**DATA EXTRACT**
— START —

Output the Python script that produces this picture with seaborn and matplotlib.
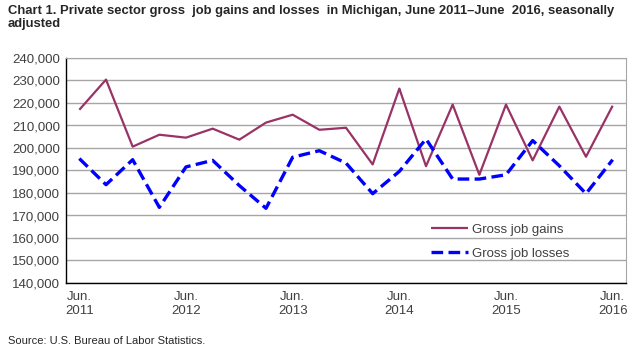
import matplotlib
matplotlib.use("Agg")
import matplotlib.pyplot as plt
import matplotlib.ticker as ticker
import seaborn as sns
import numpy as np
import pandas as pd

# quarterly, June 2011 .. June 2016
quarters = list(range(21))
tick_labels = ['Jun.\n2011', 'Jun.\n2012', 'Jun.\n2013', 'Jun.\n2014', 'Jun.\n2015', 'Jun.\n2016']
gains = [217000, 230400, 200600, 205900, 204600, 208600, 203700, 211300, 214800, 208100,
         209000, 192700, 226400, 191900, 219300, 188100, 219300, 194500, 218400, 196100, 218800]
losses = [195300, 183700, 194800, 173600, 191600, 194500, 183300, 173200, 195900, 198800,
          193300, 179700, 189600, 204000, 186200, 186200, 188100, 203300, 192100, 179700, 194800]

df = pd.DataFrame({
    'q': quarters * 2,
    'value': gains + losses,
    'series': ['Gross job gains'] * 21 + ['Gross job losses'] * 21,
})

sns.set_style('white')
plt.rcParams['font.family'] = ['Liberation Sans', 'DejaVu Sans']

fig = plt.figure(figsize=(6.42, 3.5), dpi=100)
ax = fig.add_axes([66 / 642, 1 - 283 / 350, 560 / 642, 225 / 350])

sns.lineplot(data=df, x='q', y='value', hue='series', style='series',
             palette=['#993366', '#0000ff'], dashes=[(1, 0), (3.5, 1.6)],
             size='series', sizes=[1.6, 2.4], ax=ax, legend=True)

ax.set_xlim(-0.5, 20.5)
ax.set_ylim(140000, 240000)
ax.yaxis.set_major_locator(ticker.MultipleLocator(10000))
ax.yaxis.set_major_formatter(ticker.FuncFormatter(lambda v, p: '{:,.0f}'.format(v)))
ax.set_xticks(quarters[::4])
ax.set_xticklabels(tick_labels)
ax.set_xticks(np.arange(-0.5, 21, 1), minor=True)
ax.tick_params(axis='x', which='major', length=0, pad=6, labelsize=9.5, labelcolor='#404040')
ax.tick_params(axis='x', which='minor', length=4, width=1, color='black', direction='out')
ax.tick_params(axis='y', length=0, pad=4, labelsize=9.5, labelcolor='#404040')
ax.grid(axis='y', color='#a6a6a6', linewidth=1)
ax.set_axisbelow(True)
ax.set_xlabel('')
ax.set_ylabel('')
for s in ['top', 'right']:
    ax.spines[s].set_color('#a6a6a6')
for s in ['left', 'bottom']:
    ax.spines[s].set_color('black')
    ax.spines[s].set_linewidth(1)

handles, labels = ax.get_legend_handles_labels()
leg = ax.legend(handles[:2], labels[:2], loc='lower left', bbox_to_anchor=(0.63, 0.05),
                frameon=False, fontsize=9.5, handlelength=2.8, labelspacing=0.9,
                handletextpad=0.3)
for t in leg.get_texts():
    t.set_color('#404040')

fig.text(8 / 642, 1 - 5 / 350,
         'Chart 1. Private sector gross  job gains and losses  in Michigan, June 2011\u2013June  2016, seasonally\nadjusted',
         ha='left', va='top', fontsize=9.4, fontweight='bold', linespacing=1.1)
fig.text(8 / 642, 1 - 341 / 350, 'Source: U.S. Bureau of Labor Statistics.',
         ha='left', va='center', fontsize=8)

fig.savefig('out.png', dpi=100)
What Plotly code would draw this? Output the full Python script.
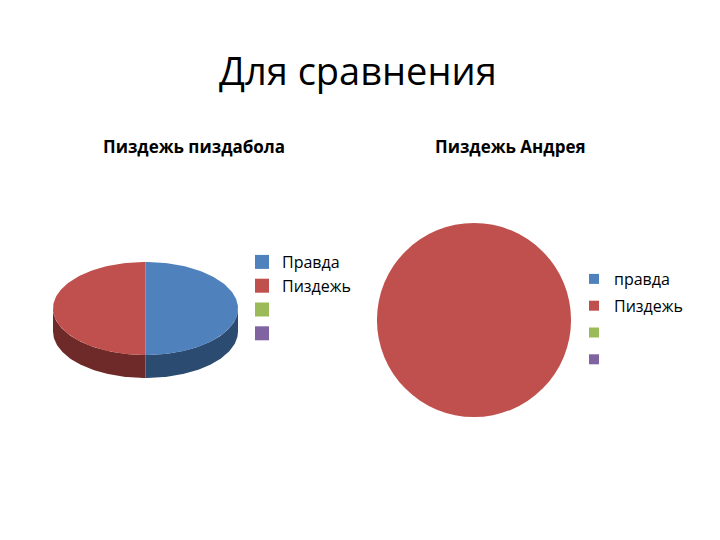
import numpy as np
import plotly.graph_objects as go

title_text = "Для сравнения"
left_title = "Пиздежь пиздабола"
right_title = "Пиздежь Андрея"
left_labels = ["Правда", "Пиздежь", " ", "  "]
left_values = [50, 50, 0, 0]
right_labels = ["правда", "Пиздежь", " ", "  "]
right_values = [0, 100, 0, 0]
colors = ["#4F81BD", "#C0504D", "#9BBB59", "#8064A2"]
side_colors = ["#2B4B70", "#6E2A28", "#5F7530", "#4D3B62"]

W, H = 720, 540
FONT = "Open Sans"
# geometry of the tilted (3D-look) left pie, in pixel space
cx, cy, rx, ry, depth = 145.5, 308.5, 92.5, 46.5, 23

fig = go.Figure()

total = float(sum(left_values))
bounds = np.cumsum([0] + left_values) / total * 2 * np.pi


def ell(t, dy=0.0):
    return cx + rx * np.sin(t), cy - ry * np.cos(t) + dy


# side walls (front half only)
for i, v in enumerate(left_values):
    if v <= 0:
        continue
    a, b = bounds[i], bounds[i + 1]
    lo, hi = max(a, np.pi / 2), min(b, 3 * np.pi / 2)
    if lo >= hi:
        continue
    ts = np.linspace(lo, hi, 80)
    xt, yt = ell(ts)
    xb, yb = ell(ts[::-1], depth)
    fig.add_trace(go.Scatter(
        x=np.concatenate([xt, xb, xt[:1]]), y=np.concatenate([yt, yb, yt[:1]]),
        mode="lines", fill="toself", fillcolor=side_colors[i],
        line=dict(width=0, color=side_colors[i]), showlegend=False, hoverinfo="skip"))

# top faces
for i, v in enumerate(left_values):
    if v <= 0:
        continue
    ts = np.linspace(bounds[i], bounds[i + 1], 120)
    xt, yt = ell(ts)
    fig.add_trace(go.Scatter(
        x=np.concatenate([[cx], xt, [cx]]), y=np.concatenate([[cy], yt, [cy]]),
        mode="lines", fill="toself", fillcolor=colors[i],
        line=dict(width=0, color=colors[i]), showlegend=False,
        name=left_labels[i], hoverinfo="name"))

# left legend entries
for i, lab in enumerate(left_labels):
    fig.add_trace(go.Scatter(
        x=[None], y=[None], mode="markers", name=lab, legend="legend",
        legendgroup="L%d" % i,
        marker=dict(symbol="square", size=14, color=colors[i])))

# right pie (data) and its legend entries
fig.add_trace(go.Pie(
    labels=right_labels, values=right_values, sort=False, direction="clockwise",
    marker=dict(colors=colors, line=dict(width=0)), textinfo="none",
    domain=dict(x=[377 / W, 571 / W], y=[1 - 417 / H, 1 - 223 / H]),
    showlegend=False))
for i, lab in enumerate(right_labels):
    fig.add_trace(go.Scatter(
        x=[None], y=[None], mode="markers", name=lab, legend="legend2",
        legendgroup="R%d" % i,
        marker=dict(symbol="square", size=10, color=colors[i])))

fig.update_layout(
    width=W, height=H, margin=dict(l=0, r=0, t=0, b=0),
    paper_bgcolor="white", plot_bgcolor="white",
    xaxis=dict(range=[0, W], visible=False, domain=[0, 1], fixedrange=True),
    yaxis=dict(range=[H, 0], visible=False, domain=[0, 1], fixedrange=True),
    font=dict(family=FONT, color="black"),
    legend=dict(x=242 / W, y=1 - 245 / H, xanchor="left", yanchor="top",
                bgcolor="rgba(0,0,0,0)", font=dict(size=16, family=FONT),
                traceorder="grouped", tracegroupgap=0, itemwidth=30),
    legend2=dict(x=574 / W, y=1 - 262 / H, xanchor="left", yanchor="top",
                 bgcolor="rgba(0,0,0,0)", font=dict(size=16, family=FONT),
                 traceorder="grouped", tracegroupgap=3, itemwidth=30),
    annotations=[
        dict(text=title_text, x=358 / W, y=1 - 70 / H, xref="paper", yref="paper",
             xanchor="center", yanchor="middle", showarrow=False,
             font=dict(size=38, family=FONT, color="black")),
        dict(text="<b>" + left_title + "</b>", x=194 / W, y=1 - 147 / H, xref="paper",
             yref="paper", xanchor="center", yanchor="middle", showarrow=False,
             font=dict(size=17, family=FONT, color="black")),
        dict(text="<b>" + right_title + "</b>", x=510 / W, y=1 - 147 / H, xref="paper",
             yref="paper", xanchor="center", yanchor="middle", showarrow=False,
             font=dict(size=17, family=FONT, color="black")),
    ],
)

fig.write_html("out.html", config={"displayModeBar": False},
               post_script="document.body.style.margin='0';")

— END —

**SET PROBLEM**
Show the lines that mention the word "matplotlib".

**TASK RESULT**
Output the Python script that produces this picture with seaborn and matplotlib.
import matplotlib
matplotlib.use("Agg")
import matplotlib.pyplot as plt
import matplotlib.ticker as ticker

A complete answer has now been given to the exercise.